SILLY BUREAUCRACY: Operators contending with inconsistent and unreasonable regulations in Hillsborough County, Florida win a key victory.
As most of you know by now, I never let the Hillsborough County Public Transportation Commission fall far off my radar screen. It is clearly better than any Emmy Award-winning soap opera. From deciding who gets a permit and who doesn’t, what is a livery vehicle and what is not, this “Dukes of Hazard”-level organization continues to amuse me.
I have previously reported such antics as raising the application fee for operators from $500 to $5000. That was rescinded. I have reported that the HCPTC declared a Mercedes “S” Class sedan was not a luxury vehicle based on the view of commissioner Kevin White. Then, there was the attempt to control which operators could pass through the county and an attempt to assert control over a free shuttle service that essentially uses golf carts.
Those that challenged the HCPTC were informed there simply was no way to appeal the decisions of the HCPTC. That’s when Florida operators Moshe Lieb of Tampa Bay Limousine and Walter “Gunny” Kozak of Gunny’s Travel raised eyebrows with the Florida Legislature. Kozak took his issue to the Florida Joint Administrative Procedures Committee.
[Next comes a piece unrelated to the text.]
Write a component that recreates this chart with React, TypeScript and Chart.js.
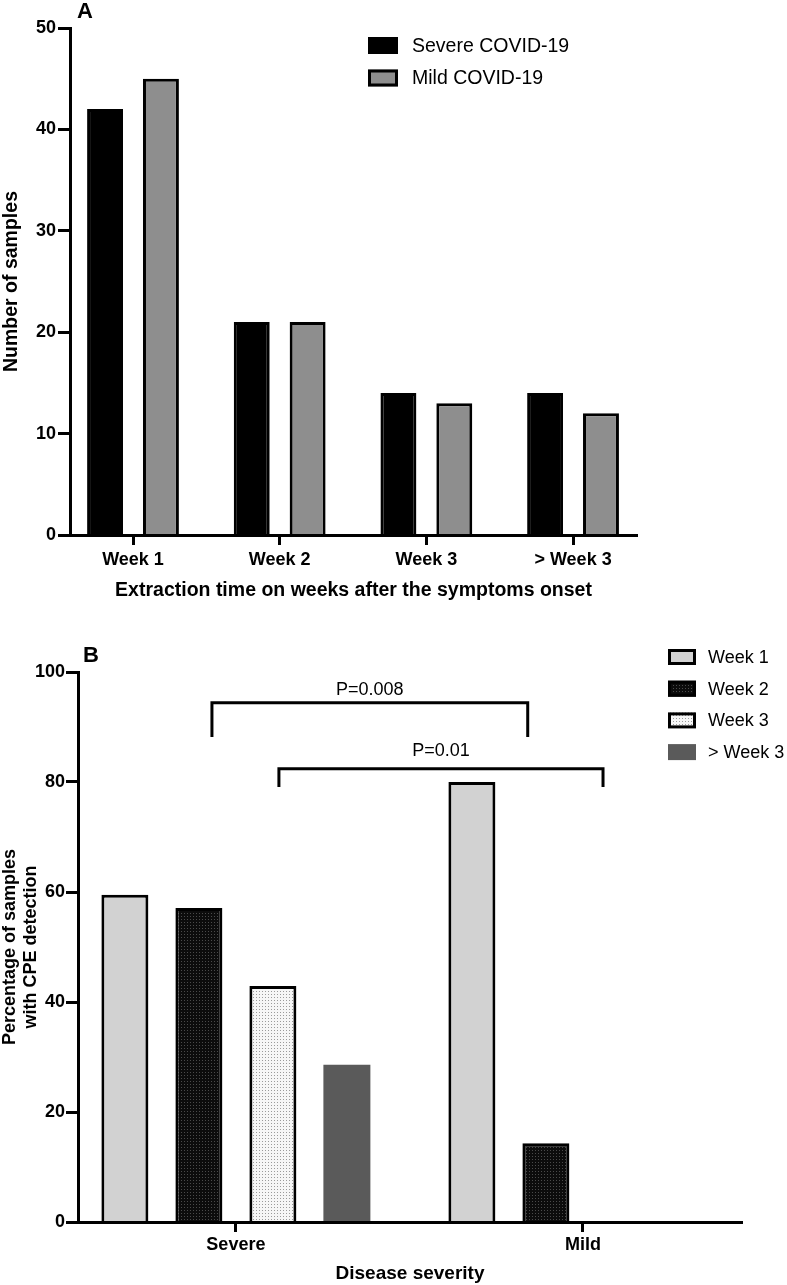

I am happy to say that my articles were reviewed by that agency as part of the hearing.
Specifically, a copy of a letter sent from Brian T. Moore, attorney for the Florida Legislature, to the HCPTC challenging its ability to arbitrarily define what they control. More specifically, the letter stated, “definitions appear to differ from legislative definitions” and basically went on to say that the commission had modified its authority beyond the scope of the government’s intention. That March 2009 letter was ignored and followed by a September 2009 letter asking why changes had yet to be made.
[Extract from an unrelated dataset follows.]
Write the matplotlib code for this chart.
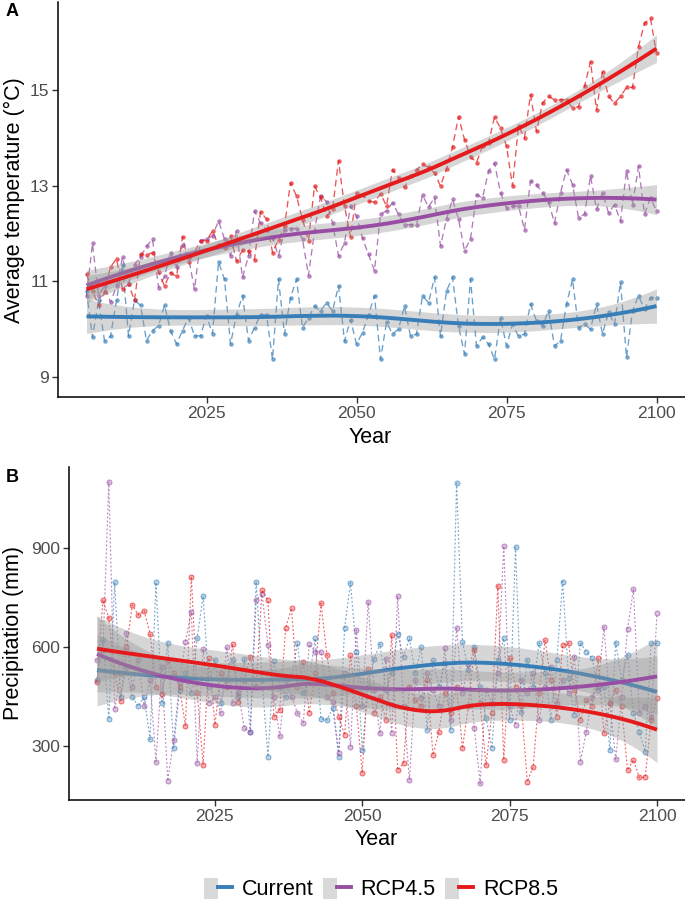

When the Florida Joint Administrative Procedures Committee met recently, Moore clued the board in on lack of ability for citizens to challenge HCPTC, including through a Division of Administrative Hearings (DOAH) channel designed to be a last resort for a citizen to challenge government. The Procedures Committee recommended that the act creating the HCPTC be amended to include a rules challenge provision.
The recommendation of the Florida Joint Administrative Procedures Committee was picked up by Rep. Rich Glorioso who sponsored the bill to amend the law. The HCPTC did its best to try and kill the bill through its lobbyist, Victor DiMaio, except that the bill had a “co-sponsor” as well, and on April 28, 2010 those citizens finally obtained due process rights. Kozak and Lieb did their own lobbying to make sure it passed.
Beginning July 1, 2010, any person with a substantial interest can challenge any rule or proposed rule of the HCPTC through a DOAH hearing.
The biggest difference between DOAH and a regular civil court is that the petitioner does not need to be considered an injured party in order to file suit.
In a regular court, the HCPTC could argue about the purpose of one of its silly and arbitrary rules. The only thing a DOAH hearing considers is whether the rule complies with the Florida Administrative Procedures Act.
In conclusion, such determinations and opinions by the HCPTC about what constitutes a limousine, van or luxury car can be reviewed by a DOAH hearing to determine if the HCPTC’s definition of a limousine matches with that of the state, or if added rules and words by the HCPTC enlarges or modifies a state statute, thereby rendering it invalid.
This regulatory clash is the story of two tenacious operators who would not be intimidated by runaway bureaucracy and instead fought for what they believed in. They have made great strides for fair competition among Florida operators.